Blankenburg: Uhh, I don’t know. I try not to get into that stuff. It’s not my cup of tea.

Moyle: The Titanic was fake, I think. 

Molly: Woah.

Mann: Yeah, that’s not up my alley.

Blankenburg: I know Jake Gingell is a big, big, big conspiracy theory guy, so I think that’d be the guy you would ask. He watches alien documentaries and always talks about aliens and stuff like that.

Tien: What’s the worst Halloween candy?

Blankenburg: I don’t like candy corn.

Mann: Really? You don’t?

Blankenburg: Yeah, I’m just not a big fan of candy corn.

Mann: Black licorice.

A key fact left out is that Mann follows a very strict diet that doesn’t include any food otherwise touched by humans besides to cook it, so, in other words, no candy.

Molly: Well that’s just the worst candy in general.

Mann: Well, that’s any candy so… 

Moyle: I don’t know, those Rolo things are pretty heinous.

Blankenburg *clearly offended by Moyle’s suggestion*: Wait, fruit roll-ups?? Fruit roll-ups are unbelievable.

Mann: Tootsie Rolls??

Moyle: No, no, no.

Blankenburg: Tootsie Rolls are sooooo bad too, though.

Mann: They’re so good, sooo good.

Tien: They’re a classic.

Blankenburg: Tootsie Rolls are … I don’t even know.

Molly: What are you guys going to be for Halloween this year?

Blankenburg: White Goodman.

Molly: Who’s that?

Blankenburg: He’s on the Purple Cobras from the movie Dodgeball.

Mann: I’m going to be the Love Guru. Mariska Hargitay….Mariska Hargitay.

Blankenburg: I don’t know. We won’t really have the chance to go out here, I mean, Halloween is, Thursday? Yeah we’re going to leave for Ohio State. Oh! Maybe I’ll wear a nice costume on the bus or something. Maybe we should all do that.

Mann: For Halloween, you (Blankenburg) can just be yourself. That’d be pretty scary.

Head athletic trainer Brian Brewster walks into the room.

Blankenburg: Hey! Should we do that, wear Halloween costumes on the bus?

Brewster: I’d like to see you lead the charge on that.

Blankenburg: I might, I might.

Molly: Strauss, what did you honestly think of when Tien asked to race you at the meet the players skate?

Mann: Ummm, I was just like “Uhh I really don’t wanna do this, but…”

Blankenburg: Actually, he got nervous.

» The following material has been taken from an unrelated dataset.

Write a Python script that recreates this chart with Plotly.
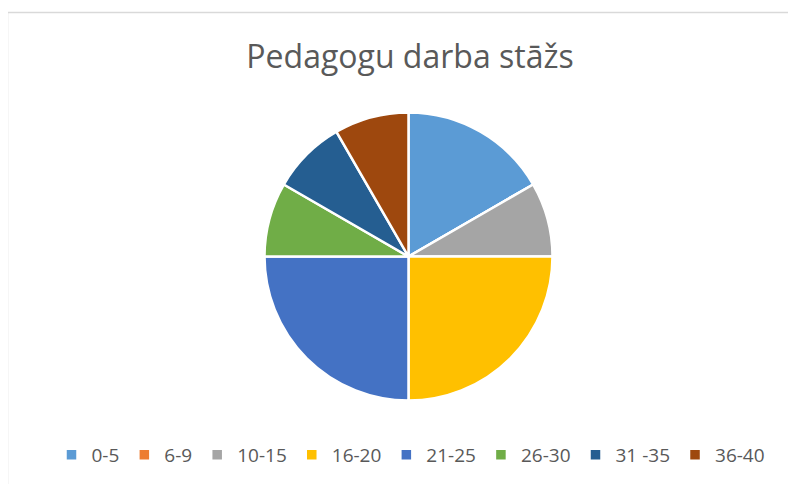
import plotly.graph_objects as go

categories = ["0-5", "6-9", "10-15", "16-20", "21-25", "26-30", "31 -35", "36-40"]
values = [2, 0, 1, 3, 3, 1, 1, 1]
colors = ["#5B9BD5", "#ED7D31", "#A5A5A5", "#FFC000", "#4472C4", "#70AD47", "#255E91", "#9E480E"]
title_text = "Pedagogu darba stāžs"

W, H = 796, 484
OFF = 8  # page body margin
cx, cy, r = 408.5 - OFF, 256.5 - OFF, 144


def px(x):
    return (x - OFF) / W


def py(y):
    return 1 - (y - OFF) / H


fig = go.Figure(go.Pie(
    labels=categories,
    values=values,
    sort=False,
    direction="clockwise",
    rotation=0,
    marker=dict(colors=colors, line=dict(color="white", width=2.5)),
    textinfo="none",
    hoverinfo="label+value+percent",
    domain=dict(x=[(cx - r) / W, (cx + r) / W], y=[1 - (cy + r) / H, 1 - (cy - r) / H]),
    showlegend=True,
))

fig.update_layout(
    width=W, height=H,
    margin=dict(l=0, r=0, t=0, b=0),
    paper_bgcolor="white",
    plot_bgcolor="white",
    font=dict(family="Open Sans, Liberation Sans, sans-serif", color="#595959"),
    title=dict(text=title_text, x=px(410), xanchor="center", y=py(57), yanchor="middle",
               font=dict(size=32, color="#595959", family="Open Sans, sans-serif")),
    legend=dict(orientation="h", x=px(411), xanchor="center", y=py(455), yanchor="middle",
                font=dict(size=19, color="#595959"), itemwidth=30, traceorder="normal"),
    shapes=[dict(type="rect", xref="paper", yref="paper",
                 x0=px(7.5), x1=1.2, y0=-0.2, y1=py(12.5),
                 line=dict(color="#D9D9D9", width=1.5), layer="below")],
)

fig.write_html("out.html")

Afraid he was going to lose.

Mann: Well, I did lose. I was just like, I don’t know, I can be a nice guy and do it. It’s tough with all the goalie gear on. After the game, you (Tien), had me at my worst moment.

Tien: In my story I said, To be fair, you were in pads and stuff.

Tien: What’s the scariest thing that’s ever happened to you?

Mann: Scariest moment….

Blankenburg: I think I thought someone was trying to break into my house. One time, when I was home alone, I was down in my basement, and someone rang the doorbell. And when you’re a kid, and you’re home alone, you automatically think someone’s trying to break into your house. But … it was just the mailman or something.

Tien: Someone actually broke into my house two years ago.

Blankenburg: Oh really?

Tien: Two years ago in Ann Arbor, yeah.

Blankenburg: Other than that fake break-in I haven’t really had too much scary stuff.

Moyle: I can’t think of anything like really scary. 

Mann: Uhhh … I’m thinking. Maybe anytime my junior hockey coach talked to me. I was afraid I’d get traded or something. *long pause* But he was a good guy. Make sure you put that in there, please.

Molly: Blankenburg and Moyle, if you had to be goalie for the day, who would you least want to face a shot from?

Moyle: Johnny Beecher.

Mann: Oh, for sure.

Moyle: His shot split open Hayden’s head last week.

Tien: Oh right, he had to get six stitches by his eye.

Blankenburg: Slaker or Will.

Moyle: Oh, or Becker.

Molly: Alright, that’s all we have for you guys.

Mann *shakes his head*: Good luck writing this story. We didn’t give you anything good.